---------- Excerpted records

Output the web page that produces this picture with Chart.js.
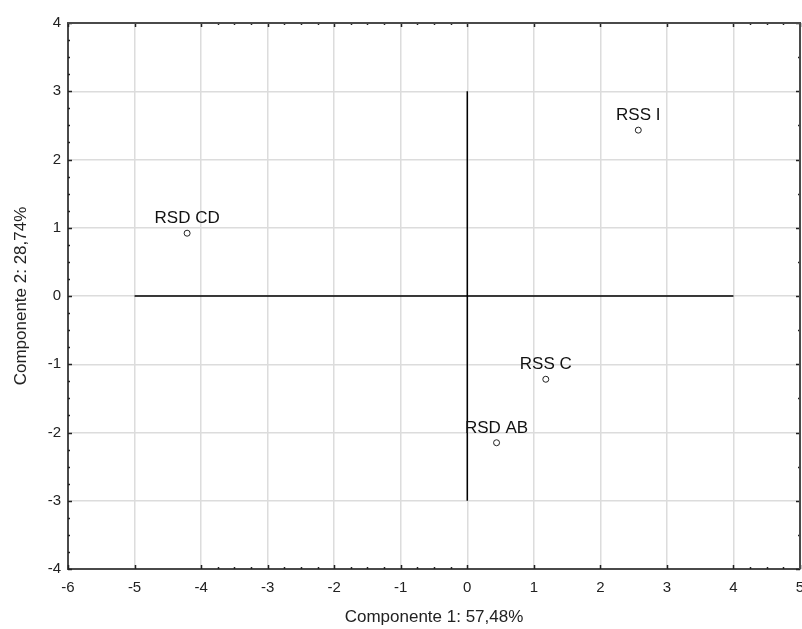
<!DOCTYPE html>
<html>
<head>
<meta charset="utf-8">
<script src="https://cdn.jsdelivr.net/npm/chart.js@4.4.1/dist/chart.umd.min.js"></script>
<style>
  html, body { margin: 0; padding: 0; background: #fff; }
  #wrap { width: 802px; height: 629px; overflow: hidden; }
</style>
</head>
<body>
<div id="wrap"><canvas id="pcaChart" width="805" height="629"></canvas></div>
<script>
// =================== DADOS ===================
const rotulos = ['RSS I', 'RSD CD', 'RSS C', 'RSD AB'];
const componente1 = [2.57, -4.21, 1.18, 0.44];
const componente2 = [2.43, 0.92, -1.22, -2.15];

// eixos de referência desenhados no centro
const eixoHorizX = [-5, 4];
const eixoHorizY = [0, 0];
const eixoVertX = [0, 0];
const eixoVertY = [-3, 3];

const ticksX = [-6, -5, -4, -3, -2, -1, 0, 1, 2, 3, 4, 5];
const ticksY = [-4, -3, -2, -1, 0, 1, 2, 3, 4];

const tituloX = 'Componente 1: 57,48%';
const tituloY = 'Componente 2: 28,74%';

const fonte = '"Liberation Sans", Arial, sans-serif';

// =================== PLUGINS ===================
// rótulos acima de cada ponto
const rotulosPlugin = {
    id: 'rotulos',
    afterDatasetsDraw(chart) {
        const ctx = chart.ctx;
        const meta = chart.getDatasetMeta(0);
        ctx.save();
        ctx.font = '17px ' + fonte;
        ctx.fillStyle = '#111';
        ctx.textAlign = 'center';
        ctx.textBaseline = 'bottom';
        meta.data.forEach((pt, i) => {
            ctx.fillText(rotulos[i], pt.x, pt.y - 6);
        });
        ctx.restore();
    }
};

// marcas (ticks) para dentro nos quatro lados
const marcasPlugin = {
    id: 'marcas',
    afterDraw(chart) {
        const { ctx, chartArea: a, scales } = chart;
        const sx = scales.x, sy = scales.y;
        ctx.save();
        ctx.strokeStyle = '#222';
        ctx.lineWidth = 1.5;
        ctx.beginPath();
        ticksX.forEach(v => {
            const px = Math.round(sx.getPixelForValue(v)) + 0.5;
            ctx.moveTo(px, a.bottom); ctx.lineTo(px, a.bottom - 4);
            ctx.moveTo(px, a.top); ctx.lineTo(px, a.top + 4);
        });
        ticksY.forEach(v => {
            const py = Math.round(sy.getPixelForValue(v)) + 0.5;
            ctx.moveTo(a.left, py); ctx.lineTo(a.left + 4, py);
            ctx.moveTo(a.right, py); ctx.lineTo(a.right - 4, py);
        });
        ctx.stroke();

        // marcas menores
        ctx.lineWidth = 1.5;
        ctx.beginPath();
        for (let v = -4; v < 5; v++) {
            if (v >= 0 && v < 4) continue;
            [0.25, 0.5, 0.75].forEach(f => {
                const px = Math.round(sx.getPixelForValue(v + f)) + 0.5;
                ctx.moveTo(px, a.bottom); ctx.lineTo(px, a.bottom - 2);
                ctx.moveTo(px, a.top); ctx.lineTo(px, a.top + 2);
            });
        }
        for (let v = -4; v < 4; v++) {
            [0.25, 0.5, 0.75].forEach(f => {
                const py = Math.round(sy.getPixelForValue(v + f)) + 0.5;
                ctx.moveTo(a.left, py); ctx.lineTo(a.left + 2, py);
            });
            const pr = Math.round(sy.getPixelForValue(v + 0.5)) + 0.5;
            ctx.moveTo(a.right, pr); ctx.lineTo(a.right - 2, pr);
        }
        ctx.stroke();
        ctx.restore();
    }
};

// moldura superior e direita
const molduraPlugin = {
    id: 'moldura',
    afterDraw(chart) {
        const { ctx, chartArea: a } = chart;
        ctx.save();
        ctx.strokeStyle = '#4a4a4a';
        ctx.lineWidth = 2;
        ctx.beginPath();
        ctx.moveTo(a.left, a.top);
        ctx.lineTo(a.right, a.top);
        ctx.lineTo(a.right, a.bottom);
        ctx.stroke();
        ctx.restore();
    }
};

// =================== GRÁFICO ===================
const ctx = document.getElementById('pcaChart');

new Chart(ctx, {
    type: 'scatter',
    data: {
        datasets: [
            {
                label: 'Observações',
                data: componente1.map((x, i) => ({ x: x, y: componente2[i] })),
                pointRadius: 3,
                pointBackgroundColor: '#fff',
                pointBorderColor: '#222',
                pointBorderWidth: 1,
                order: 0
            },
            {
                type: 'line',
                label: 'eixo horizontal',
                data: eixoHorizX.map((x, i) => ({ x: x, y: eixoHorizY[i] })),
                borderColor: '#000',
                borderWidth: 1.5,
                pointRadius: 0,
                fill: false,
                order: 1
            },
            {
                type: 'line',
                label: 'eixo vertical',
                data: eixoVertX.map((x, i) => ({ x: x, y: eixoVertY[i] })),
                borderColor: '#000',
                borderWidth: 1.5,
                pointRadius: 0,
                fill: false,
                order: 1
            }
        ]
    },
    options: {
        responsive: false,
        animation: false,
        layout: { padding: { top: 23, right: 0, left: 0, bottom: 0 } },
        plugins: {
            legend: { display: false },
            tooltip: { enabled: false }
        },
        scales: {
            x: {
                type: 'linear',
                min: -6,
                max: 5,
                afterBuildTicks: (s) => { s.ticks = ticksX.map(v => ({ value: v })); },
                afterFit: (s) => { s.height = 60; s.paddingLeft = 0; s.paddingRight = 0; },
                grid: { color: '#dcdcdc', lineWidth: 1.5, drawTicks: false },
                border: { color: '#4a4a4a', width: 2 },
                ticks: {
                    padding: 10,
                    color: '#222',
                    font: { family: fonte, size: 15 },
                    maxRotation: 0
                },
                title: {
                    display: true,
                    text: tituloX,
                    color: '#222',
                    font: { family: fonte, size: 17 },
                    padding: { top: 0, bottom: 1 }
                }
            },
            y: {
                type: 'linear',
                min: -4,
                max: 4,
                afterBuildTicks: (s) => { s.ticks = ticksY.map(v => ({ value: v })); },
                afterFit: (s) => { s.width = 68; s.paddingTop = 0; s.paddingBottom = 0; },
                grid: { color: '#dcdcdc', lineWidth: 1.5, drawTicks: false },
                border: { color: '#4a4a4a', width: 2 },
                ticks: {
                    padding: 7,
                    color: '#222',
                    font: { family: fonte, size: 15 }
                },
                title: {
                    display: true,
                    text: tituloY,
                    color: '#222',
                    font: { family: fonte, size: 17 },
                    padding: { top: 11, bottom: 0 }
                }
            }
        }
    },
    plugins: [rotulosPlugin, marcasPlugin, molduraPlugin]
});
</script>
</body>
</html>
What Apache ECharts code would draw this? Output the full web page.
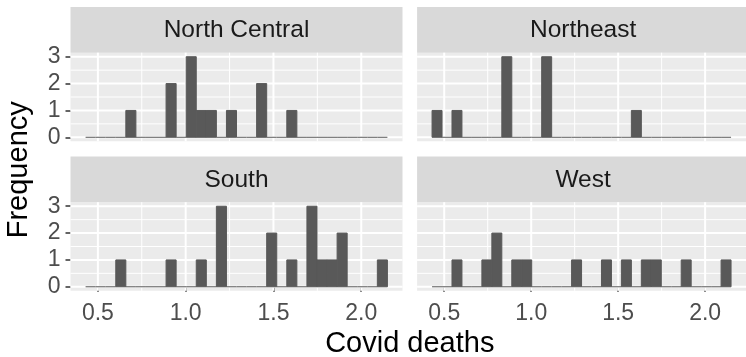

--------------------

Written problem — Every line above should be returned word for word, with the pictures left behind.

Answer to this task —
Output the web page that produces this picture with Chart.js.
<!DOCTYPE html>
<html>
<head>
<meta charset="utf-8">
<script src="https://cdn.jsdelivr.net/npm/chart.js@4.4.1/dist/chart.umd.min.js"></script>
<style>
  html, body { margin: 0; padding: 0; background: #fff; }
  #wrap { width: 802px; height: 629px; overflow: hidden; }
</style>
</head>
<body>
<div id="wrap"><canvas id="pcaChart" width="805" height="629"></canvas></div>
<script>
// =================== DADOS ===================
const rotulos = ['RSS I', 'RSD CD', 'RSS C', 'RSD AB'];
const componente1 = [2.57, -4.21, 1.18, 0.44];
const componente2 = [2.43, 0.92, -1.22, -2.15];

// eixos de referência desenhados no centro
const eixoHorizX = [-5, 4];
const eixoHorizY = [0, 0];
const eixoVertX = [0, 0];
const eixoVertY = [-3, 3];

const ticksX = [-6, -5, -4, -3, -2, -1, 0, 1, 2, 3, 4, 5];
const ticksY = [-4, -3, -2, -1, 0, 1, 2, 3, 4];

const tituloX = 'Componente 1: 57,48%';
const tituloY = 'Componente 2: 28,74%';

const fonte = '"Liberation Sans", Arial, sans-serif';

// =================== PLUGINS ===================
// rótulos acima de cada ponto
const rotulosPlugin = {
    id: 'rotulos',
    afterDatasetsDraw(chart) {
        const ctx = chart.ctx;
        const meta = chart.getDatasetMeta(0);
        ctx.save();
        ctx.font = '17px ' + fonte;
        ctx.fillStyle = '#111';
        ctx.textAlign = 'center';
        ctx.textBaseline = 'bottom';
        meta.data.forEach((pt, i) => {
            ctx.fillText(rotulos[i], pt.x, pt.y - 6);
        });
        ctx.restore();
    }
};

// marcas (ticks) para dentro nos quatro lados
const marcasPlugin = {
    id: 'marcas',
    afterDraw(chart) {
        const { ctx, chartArea: a, scales } = chart;
        const sx = scales.x, sy = scales.y;
        ctx.save();
        ctx.strokeStyle = '#222';
        ctx.lineWidth = 1.5;
        ctx.beginPath();
        ticksX.forEach(v => {
            const px = Math.round(sx.getPixelForValue(v)) + 0.5;
            ctx.moveTo(px, a.bottom); ctx.lineTo(px, a.bottom - 4);
            ctx.moveTo(px, a.top); ctx.lineTo(px, a.top + 4);
        });
        ticksY.forEach(v => {
            const py = Math.round(sy.getPixelForValue(v)) + 0.5;
            ctx.moveTo(a.left, py); ctx.lineTo(a.left + 4, py);
            ctx.moveTo(a.right, py); ctx.lineTo(a.right - 4, py);
        });
        ctx.stroke();

        // marcas menores
        ctx.lineWidth = 1.5;
        ctx.beginPath();
        for (let v = -4; v < 5; v++) {
            if (v >= 0 && v < 4) continue;
            [0.25, 0.5, 0.75].forEach(f => {
                const px = Math.round(sx.getPixelForValue(v + f)) + 0.5;
                ctx.moveTo(px, a.bottom); ctx.lineTo(px, a.bottom - 2);
                ctx.moveTo(px, a.top); ctx.lineTo(px, a.top + 2);
            });
        }
        for (let v = -4; v < 4; v++) {
            [0.25, 0.5, 0.75].forEach(f => {
                const py = Math.round(sy.getPixelForValue(v + f)) + 0.5;
                ctx.moveTo(a.left, py); ctx.lineTo(a.left + 2, py);
            });
            const pr = Math.round(sy.getPixelForValue(v + 0.5)) + 0.5;
            ctx.moveTo(a.right, pr); ctx.lineTo(a.right - 2, pr);
        }
        ctx.stroke();
        ctx.restore();
    }
};

// moldura superior e direita
const molduraPlugin = {
    id: 'moldura',
    afterDraw(chart) {
        const { ctx, chartArea: a } = chart;
        ctx.save();
        ctx.strokeStyle = '#4a4a4a';
        ctx.lineWidth = 2;
        ctx.beginPath();
        ctx.moveTo(a.left, a.top);
        ctx.lineTo(a.right, a.top);
        ctx.lineTo(a.right, a.bottom);
        ctx.stroke();
        ctx.restore();
    }
};

// =================== GRÁFICO ===================
const ctx = document.getElementById('pcaChart');

new Chart(ctx, {
    type: 'scatter',
    data: {
        datasets: [
            {
                label: 'Observações',
                data: componente1.map((x, i) => ({ x: x, y: componente2[i] })),
                pointRadius: 3,
                pointBackgroundColor: '#fff',
                pointBorderColor: '#222',
                pointBorderWidth: 1,
                order: 0
            },
            {
                type: 'line',
                label: 'eixo horizontal',
                data: eixoHorizX.map((x, i) => ({ x: x, y: eixoHorizY[i] })),
                borderColor: '#000',
                borderWidth: 1.5,
                pointRadius: 0,
                fill: false,
                order: 1
            },
            {
                type: 'line',
                label: 'eixo vertical',
                data: eixoVertX.map((x, i) => ({ x: x, y: eixoVertY[i] })),
                borderColor: '#000',
                borderWidth: 1.5,
                pointRadius: 0,
                fill: false,
                order: 1
            }
        ]
    },
    options: {
        responsive: false,
        animation: false,
        layout: { padding: { top: 23, right: 0, left: 0, bottom: 0 } },
        plugins: {
            legend: { display: false },
            tooltip: { enabled: false }
        },
        scales: {
            x: {
                type: 'linear',
                min: -6,
                max: 5,
                afterBuildTicks: (s) => { s.ticks = ticksX.map(v => ({ value: v })); },
                afterFit: (s) => { s.height = 60; s.paddingLeft = 0; s.paddingRight = 0; },
                grid: { color: '#dcdcdc', lineWidth: 1.5, drawTicks: false },
                border: { color: '#4a4a4a', width: 2 },
                ticks: {
                    padding: 10,
                    color: '#222',
                    font: { family: fonte, size: 15 },
                    maxRotation: 0
                },
                title: {
                    display: true,
                    text: tituloX,
                    color: '#222',
                    font: { family: fonte, size: 17 },
                    padding: { top: 0, bottom: 1 }
                }
            },
            y: {
                type: 'linear',
                min: -4,
                max: 4,
                afterBuildTicks: (s) => { s.ticks = ticksY.map(v => ({ value: v })); },
                afterFit: (s) => { s.width = 68; s.paddingTop = 0; s.paddingBottom = 0; },
                grid: { color: '#dcdcdc', lineWidth: 1.5, drawTicks: false },
                border: { color: '#4a4a4a', width: 2 },
                ticks: {
                    padding: 7,
                    color: '#222',
                    font: { family: fonte, size: 15 }
                },
                title: {
                    display: true,
                    text: tituloY,
                    color: '#222',
                    font: { family: fonte, size: 17 },
                    padding: { top: 11, bottom: 0 }
                }
            }
        }
    },
    plugins: [rotulosPlugin, marcasPlugin, molduraPlugin]
});
</script>
</body>
</html>
What Apache ECharts code would draw this? Output the full web page.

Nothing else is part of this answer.